The reason responders are not finding more bodies in apartments is because of local volunteer efforts.
I keep saying that the most important disaster preparations are in your head. These include the emotional connections you make.
People who help people are better off in disaster. At the shelter where I was working, we talked about how wonderful it was that people were looking after each other. Sure, there were arguments and snappish tempers, but for the most part people were kind. These people were coming out of what was often the worst trauma of their lives and the were responding with their "tend and befriend" instincts, rather than the "fight or flight".
There was a surprising amount of laughter there. And sharing stuff. And so much kindness. Some residents had issues that could have easily been dealt with cruelly but the other residents, but rather than ostracism, these people were helped by others.

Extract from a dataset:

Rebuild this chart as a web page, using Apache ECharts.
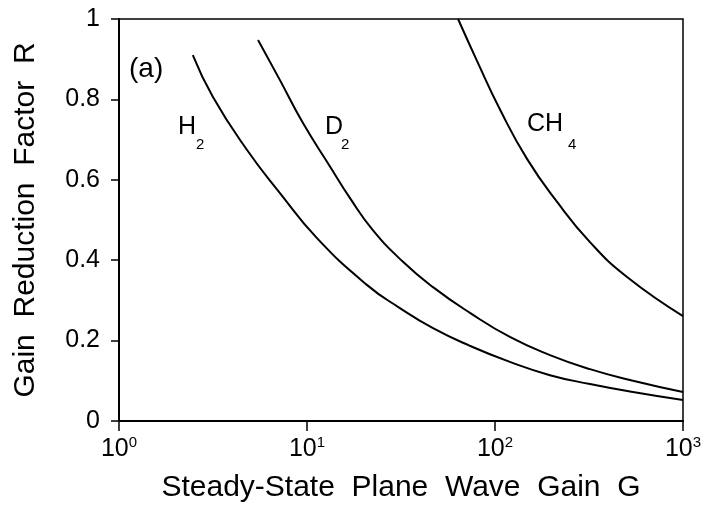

A resident came to talk with me about a very fat woman who'd had a stroke some years ago. She had mobility issues and speech issues. He wanted to make sure we were getting her hooked up with the proper assistance. He commented that she was such a sweet woman, and then said, "And even if she were an asshole, she'd still deserve the help."
This, from a man who'd literally lost everything. It would have been very easy for him to spend that time with me demanding that I address his issues.
After Irene, it was some time before every place that was cut off got help. Until that help came, people were left to their own resources. On of their biggest resources was their neighbors.
There is nothing more vulnerable than a human being alone. The people who envision themselves being lone wolves in some Mad Max future are in for a surprise when they experience their personal SHTF moments. Lone wolves suffer. Lone wolves die.
The thing that increases one's risk of PTSD more than anything else is isolation. Risk of heart attack? Isolation., Increases risk of mortality in a disaster? Isolation.
In a disaster, you cannot wait for "the proper authorities" to rescue you. For many of the residents of New Jersey and New York, it is the proverbial End of The World As You Know It. They are surviving, not through FEMA or any other outside agency, but through the power of community.